In a radio interview, Mahama Ayaraiga Ghana's sports minister described calls to disclose the budget for the tournament as ''useless''.
''It is not my job to respond to useless questions as far as the AFCON 2015 is concerned. Talk about the developmental issues of the ministry and not questions that will not benefit us.''
As disappointing as this was, it was consistent with the way of the lost world.

Then-GFA boss Kwesi Nyantakyi giving testimony before the Justice Dzamefe Commission in 2014
''When plunder becomes a way of life for a group of men in a society, over the course of time they create for themselves a legal system that authorizes it and a moral code that glorifies it.'' Frédéric Bastiat
How else would a public servant evade a call to be accountable on a matter relating to the sector over which he exercises jurisdictional authority?
Mahama Ayariga and Sannie Dara were not the last of them. As disgusting as this incestuous relationship is, it has produced many offspring.
In 2019, then-Sports Minister Isaac Asiamah sidestepped mandatory procedure by refusing to give an itemized breakdown of the state's expenditures at AFCON 2019 in Egypt.
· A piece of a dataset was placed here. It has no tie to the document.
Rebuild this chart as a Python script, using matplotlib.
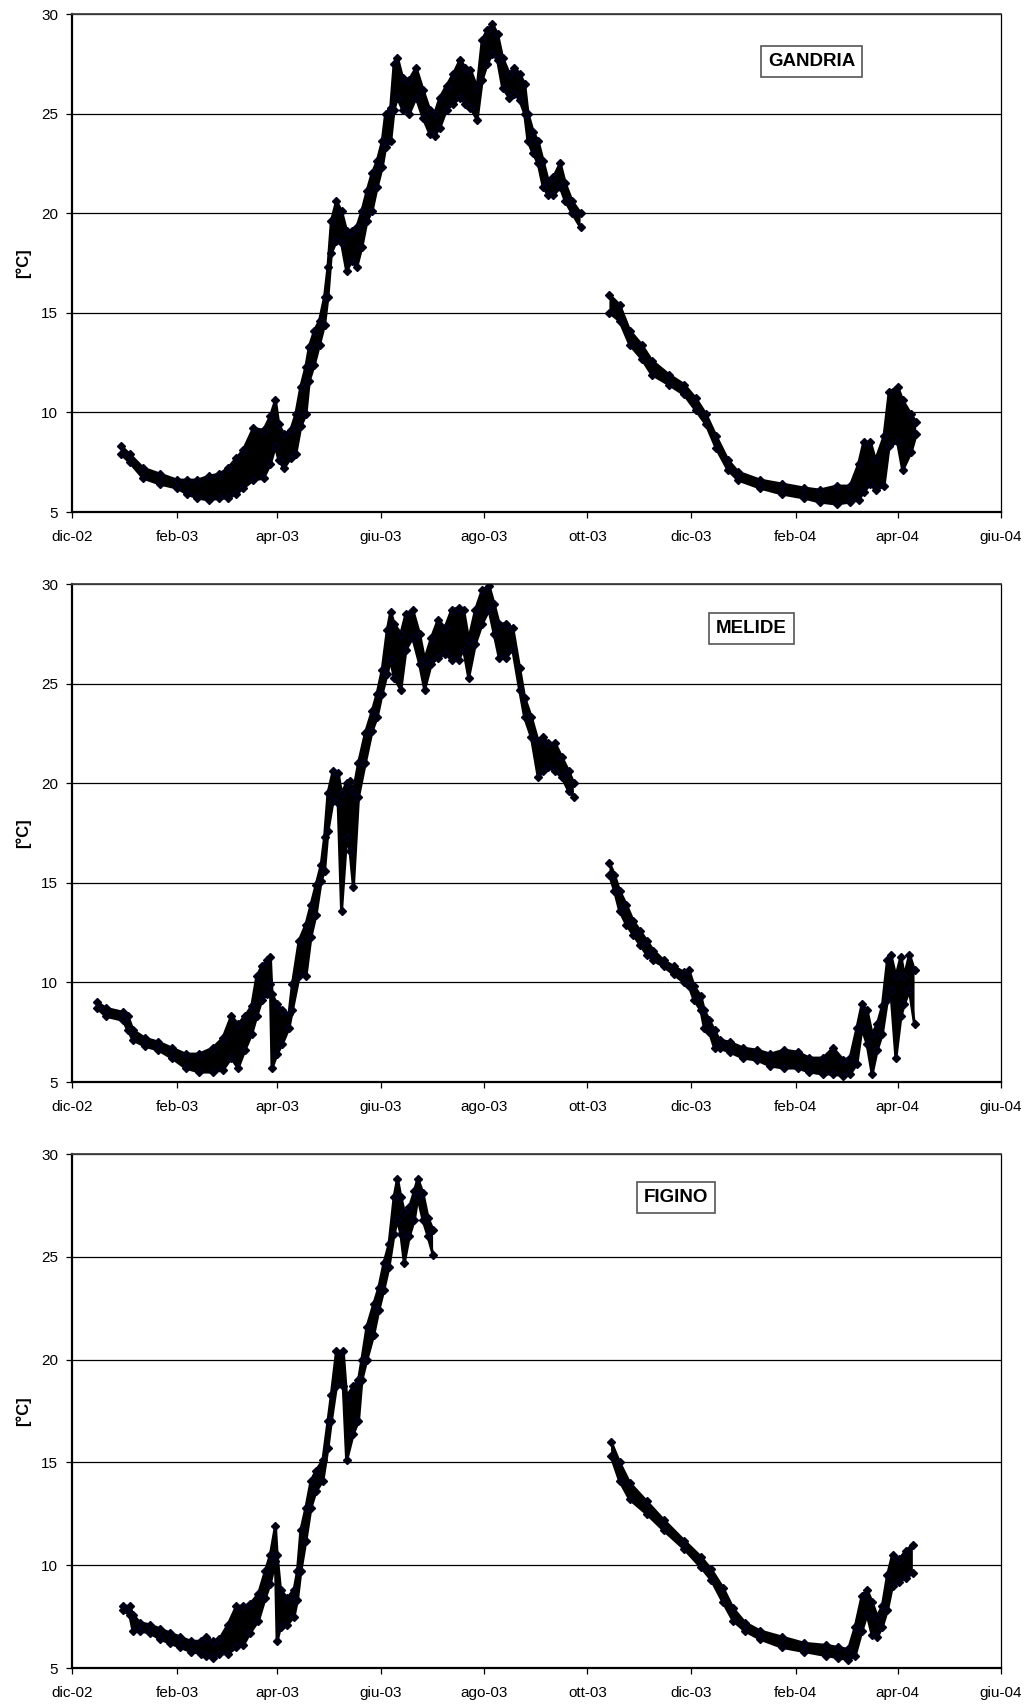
import numpy as np
import matplotlib
matplotlib.use('Agg')
import matplotlib.pyplot as plt
import matplotlib.dates as mdates

nan = float('nan')

# giorni dal 1 dicembre 2002, temperatura massima e minima della fascia
gandria_giorni = [29, 34, 42, 52, 62, 68, 74, 81, 87, 92, 97, 101, 107, 113, 117, 120, 122, 125, 129, 132,
                  135, 138, 140, 143, 146, 149, 151, 153, 156, 159, 162, 165, 168, 171, 174, 177, 180, 183, 185, 188,
                  190, 192, 195, 199, 203, 207, 211, 214, 217, 221, 225, 229, 232, 235, 239, 242, 245, 248, 251, 254,
                  258, 261, 264, 267, 269, 272, 275, 278, 281, 284, 288, 291, 295, 300,
                  310,
                  317, 323, 329, 336, 342, 352, 361, 368, 374, 380, 387, 393, 406, 419, 432, 441, 451, 459, 464, 467,
                  471, 474, 479, 482, 487, 490, 495, 498]
gandria_alto = [8.3, 7.9, 7.2, 6.9, 6.6, 6.6, 6.6, 6.8, 6.9, 7.2, 7.7, 8.1, 9.2, 9.1, 9.8, 10.6, 9.4, 8.9, 9.1, 9.9,
                11.3, 12.3, 13.3, 14.1, 14.6, 15.8, 17.3, 19.6, 20.6, 20.1, 19.1, 19.1, 19.3, 20.1, 21.1, 22.0, 22.6, 23.6, 25.0, 25.3,
                27.5, 27.8, 26.8, 26.7, 27.3, 26.2, 25.2, 25.0, 25.8, 26.4, 27.0, 27.7, 27.3, 27.2, 26.3, 28.7, 29.2, 29.5, 29.0, 27.8,
                27.0, 27.3, 27.0, 26.5, 25.0, 24.1, 23.6, 22.6, 21.6, 21.8, 22.5, 21.5, 20.6, 20.0,
                nan,
                15.9, 15.4, 14.1, 13.4, 12.6, 11.9, 11.4, 10.7, 9.9, 8.8, 7.6, 7.0, 6.6, 6.4, 6.2, 6.1, 6.3, 6.3, 7.4, 8.5,
                8.5, 7.6, 8.8, 11.0, 11.3, 10.6, 9.9, 9.5]
gandria_basso = [7.9, 7.5, 6.7, 6.4, 6.2, 5.9, 5.7, 5.6, 5.7, 5.7, 5.9, 6.2, 6.6, 6.7, 7.4, 8.3, 7.6, 7.2, 7.7, 7.9,
                 9.3, 9.9, 11.6, 12.4, 13.4, 14.4, 15.8, 18.0, 18.6, 18.5, 17.1, 17.6, 17.3, 18.3, 19.6, 20.1, 21.3, 22.3, 23.3, 23.6,
                 25.2, 25.8, 25.2, 25.0, 25.8, 24.8, 24.0, 23.9, 24.3, 25.2, 25.5, 25.8, 25.5, 25.3, 24.7, 26.7, 27.5, 28.0, 27.7, 26.3,
                 25.8, 26.0, 25.7, 25.0, 23.6, 23.0, 22.5, 21.3, 20.9, 20.9, 21.3, 20.6, 20.0, 19.3,
                 nan,
                 15.0, 14.6, 13.4, 12.7, 11.9, 11.4, 10.9, 10.1, 9.4, 8.2, 7.1, 6.6, 6.2, 5.9, 5.7, 5.5, 5.4, 5.5, 5.6, 6.0,
                 6.4, 6.1, 6.3, 8.3, 8.5, 7.1, 8.0, 8.9]

melide_giorni = [15, 20, 30, 33, 36, 43, 51, 59, 67, 75, 83, 89, 94, 98, 102, 106, 109, 112, 115, 117,
                 118, 121, 124, 128, 130, 134, 138, 141, 144, 147, 149, 151, 154, 157, 159, 162, 164, 166, 169, 173,
                 177, 180, 183, 186, 188, 190, 194, 197, 201, 205, 208, 212, 216, 220, 224, 228, 231, 234, 238, 242,
                 246, 249, 252, 256, 260, 264, 267, 271, 275, 278, 281, 285, 289, 293, 296,
                 306,
                 317, 320, 323, 327, 331, 335, 339, 343, 349, 355, 361, 364, 367, 371, 373, 376, 379, 382, 388, 396,
                 404, 412, 420, 428, 435, 443, 449, 455, 459, 463, 466, 469, 472, 475, 478, 481, 483, 486, 489, 491,
                 494, 497]
melide_alto = [9.0, 8.7, 8.5, 8.3, 7.6, 7.2, 7.0, 6.7, 6.4, 6.4, 6.7, 7.2, 8.3, 7.9, 8.3, 8.8, 10.3, 10.8, 11.1, 11.3,
               9.4, 8.9, 8.6, 8.4, 9.9, 12.1, 12.9, 13.9, 14.9, 15.9, 17.3, 19.5, 20.6, 20.5, 19.5, 20.0, 20.1, 19.6, 21.0, 22.5,
               23.6, 24.5, 25.7, 27.7, 28.6, 28.0, 27.5, 28.5, 28.7, 27.5, 26.2, 27.3, 28.2, 27.8, 28.7, 28.8, 28.7, 27.2, 28.7, 29.7,
               29.9, 29.0, 28.0, 28.0, 27.8, 25.8, 24.3, 23.3, 22.1, 22.3, 22.0, 22.0, 21.3, 20.6, 20.0,
               nan,
               16.0, 15.4, 14.6, 13.9, 13.1, 12.6, 12.1, 11.6, 11.1, 10.8, 10.5, 10.6, 9.8, 9.3, 8.6, 8.1, 7.6, 7.1, 7.0, 6.7,
               6.6, 6.4, 6.6, 6.5, 6.2, 6.2, 6.7, 6.1, 6.2, 7.7, 8.9, 8.6, 7.4, 7.9, 8.8, 11.1, 11.4, 10.3, 11.3, 10.3,
               11.4, 10.6]
melide_basso = [8.7, 8.3, 8.1, 7.6, 7.1, 6.8, 6.6, 6.2, 5.7, 5.5, 5.5, 5.6, 6.2, 5.7, 6.6, 7.4, 8.3, 9.1, 9.4, 9.9,
                5.7, 6.4, 6.9, 7.7, 8.6, 10.3, 10.3, 12.3, 13.4, 15.1, 15.6, 17.6, 19.1, 19.0, 13.6, 17.3, 16.6, 14.8, 19.3, 21.0,
                22.6, 23.3, 24.5, 25.5, 26.2, 25.3, 24.7, 26.7, 27.3, 26.0, 24.7, 26.0, 26.3, 26.5, 26.2, 26.2, 26.7, 25.3, 27.0, 28.0,
                28.7, 27.5, 26.3, 26.3, 26.7, 24.7, 23.3, 22.3, 20.3, 20.6, 20.8, 20.6, 20.3, 19.6, 19.3,
                nan,
                15.4, 14.6, 13.6, 12.9, 12.4, 11.9, 11.4, 11.1, 10.8, 10.4, 10.0, 9.8, 9.1, 8.6, 7.7, 7.5, 6.7, 6.7, 6.5, 6.2,
                6.1, 5.8, 5.7, 5.7, 5.5, 5.4, 5.4, 5.3, 5.4, 5.9, 7.7, 6.9, 5.4, 6.6, 7.4, 9.1, 9.6, 6.2, 8.3, 8.9,
                9.6, 7.9]

figino_giorni = [30, 34, 36, 40, 46, 52, 58, 64, 70, 76, 79, 83, 87, 92, 97, 101, 105, 110, 114, 117,
                 120, 121, 123, 127, 131, 133, 135, 138, 141, 144, 148, 151, 153, 156, 160, 162, 166, 169, 171, 174,
                 178, 181, 184, 187, 190, 192, 194, 196, 199, 202, 204, 207, 210, 213,
                 260,
                 318, 323, 329, 339, 349, 361, 371, 377, 384, 390, 397, 406, 419, 432, 445, 452, 458, 462, 466, 469,
                 472, 475, 478, 481, 484, 488, 492, 496]
figino_alto = [8.0, 8.0, 7.6, 7.2, 7.1, 6.9, 6.7, 6.5, 6.3, 6.3, 6.5, 6.3, 6.4, 7.1, 8.0, 8.0, 8.1, 8.6, 9.7, 10.5,
               11.9, 10.5, 8.8, 8.4, 8.8, 9.7, 11.7, 12.8, 14.1, 14.6, 15.1, 17.0, 18.3, 20.4, 20.4, 18.2, 18.7, 19.0, 20.0, 21.6,
               22.7, 23.5, 24.7, 25.6, 27.9, 28.8, 27.9, 27.2, 27.4, 28.2, 28.8, 28.1, 26.9, 26.3,
               nan,
               16.0, 15.0, 14.0, 13.1, 12.2, 11.2, 10.4, 9.8, 8.9, 7.9, 7.2, 6.8, 6.5, 6.2, 6.1, 6.0, 5.9, 7.0, 8.5, 8.8,
               8.2, 7.5, 8.0, 9.5, 10.5, 10.3, 10.7, 11.0]
figino_basso = [7.8, 7.6, 6.8, 6.8, 6.7, 6.4, 6.2, 6.0, 5.8, 5.7, 5.6, 5.5, 5.7, 5.7, 6.0, 6.1, 6.7, 7.3, 8.4, 9.1,
                10.2, 6.3, 7.0, 7.1, 7.5, 8.3, 9.7, 11.2, 12.8, 13.6, 14.1, 15.7, 17.0, 18.7, 18.7, 15.1, 16.4, 17.0, 19.0, 20.0,
                21.2, 22.4, 23.4, 24.5, 26.1, 26.8, 26.1, 24.7, 26.0, 26.8, 27.9, 26.8, 26.0, 25.1,
                nan,
                15.3, 14.1, 13.2, 12.5, 11.7, 10.8, 9.9, 9.3, 8.2, 7.3, 6.8, 6.4, 6.0, 5.8, 5.6, 5.5, 5.4, 5.6, 6.8, 7.6,
                6.6, 6.5, 7.0, 7.8, 9.0, 9.2, 9.4, 9.6]

stazioni = ['GANDRIA', 'MELIDE', 'FIGINO']

tick_date = ['2002-12-01', '2003-02-01', '2003-04-01', '2003-06-01', '2003-08-01', '2003-10-01',
             '2003-12-01', '2004-02-01', '2004-04-01', '2004-06-01']
tick_etichette = ['dic-02', 'feb-03', 'apr-03', 'giu-03', 'ago-03', 'ott-03',
                  'dic-03', 'feb-04', 'apr-04', 'giu-04']

plt.rcParams['font.family'] = ['Liberation Sans', 'DejaVu Sans']

W, H = 1031, 1704
fig = plt.figure(figsize=(W / 100, H / 100), dpi=100)

# posizioni in pixel: (alto, basso) di ogni riquadro
riquadri = [(14, 512), (584, 1082), (1154, 1668)]
etichette_pos = [(0.796, 0.904), (0.731, 0.910), (0.650, 0.916)]
dati = [(gandria_giorni, gandria_alto, gandria_basso),
        (melide_giorni, melide_alto, melide_basso),
        (figino_giorni, figino_alto, figino_basso)]

inizio = mdates.date2num(np.datetime64('2002-12-01'))
xt = [mdates.date2num(np.datetime64(d)) for d in tick_date]

for i, (top, bot) in enumerate(riquadri):
    ax = fig.add_axes([72 / W, 1 - bot / H, 929 / W, (bot - top) / H])
    giorni, alto, basso = dati[i]
    x = inizio + np.array(giorni, dtype=float)
    alto = np.array(alto)
    basso = np.array(basso)
    ax.fill_between(x, basso, alto, color='black', lw=0, zorder=3)
    ax.plot(x, alto, '-D', color='black', mec='#000022', ms=4, lw=2.2, zorder=4)
    ax.plot(x, basso, '-D', color='black', mec='#000022', ms=4, lw=2.2, zorder=4)

    ax.set_xlim(xt[0], xt[-1])
    ax.set_ylim(5, 30)
    ax.set_yticks([5, 10, 15, 20, 25, 30])
    ax.set_xticks(xt)
    ax.set_xticklabels(tick_etichette)
    ax.yaxis.grid(True, color='black', lw=0.9)
    ax.set_axisbelow(True)
    ax.tick_params(axis='both', direction='out', length=4, width=0.9, labelsize=11)
    ax.tick_params(axis='y', pad=6)
    ax.tick_params(axis='x', pad=9)

    for s in ['left', 'bottom']:
        ax.spines[s].set_linewidth(1.6)
        ax.spines[s].set_color('black')
    ax.spines['top'].set_linewidth(1.3)
    ax.spines['top'].set_color('#404040')
    ax.spines['right'].set_linewidth(0.9)
    ax.spines['right'].set_color('black')

    ax.set_ylabel('[°C]', fontsize=12, fontweight='bold')
    ax.yaxis.set_label_coords(-41 / 929, 0.5)

    ex, ey = etichette_pos[i]
    ax.text(ex, ey, stazioni[i], transform=ax.transAxes, ha='center', va='center',
            fontsize=13.5, fontweight='bold', zorder=6,
            bbox=dict(boxstyle='square,pad=0.38', fc='white', ec='#555555', lw=1.2))

fig.savefig('out.png', dpi=100)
Three years later, his predecessor, Mustapha Ussif also did not disclose how much the country spent at the AFCON 2021 in Cameroun and the exact details of the expenditure.
In 2023, Mustapha Ussif continued with the trend when he told Parliament that the country saved $3 million but spent $5 million in its eleven-day stay in Qatar for the 2022 World Cup.
Last year, Mustapha Ussif informed parliament that the country's eleven-day stay in Cote d'Ivoire during AFCON 2023 cost over $3 million, while $2 million was saved.
Just like he did after the World Cup in 2022, there was no itemized breakdown of what the country spent the money on. The GFA would not provide that either.
That is the history of the brothel(s) pontificating piety in the call for accountability.
Therefore, the ugly noises of the GFA will not move the needle.
What will, is for President Mahama to whip the sector Minister in line.
Failing this we all have to resort to the Right to Information Bill. Hopefully, the beneficiaries of this collusion do not frustrate the process as many others have.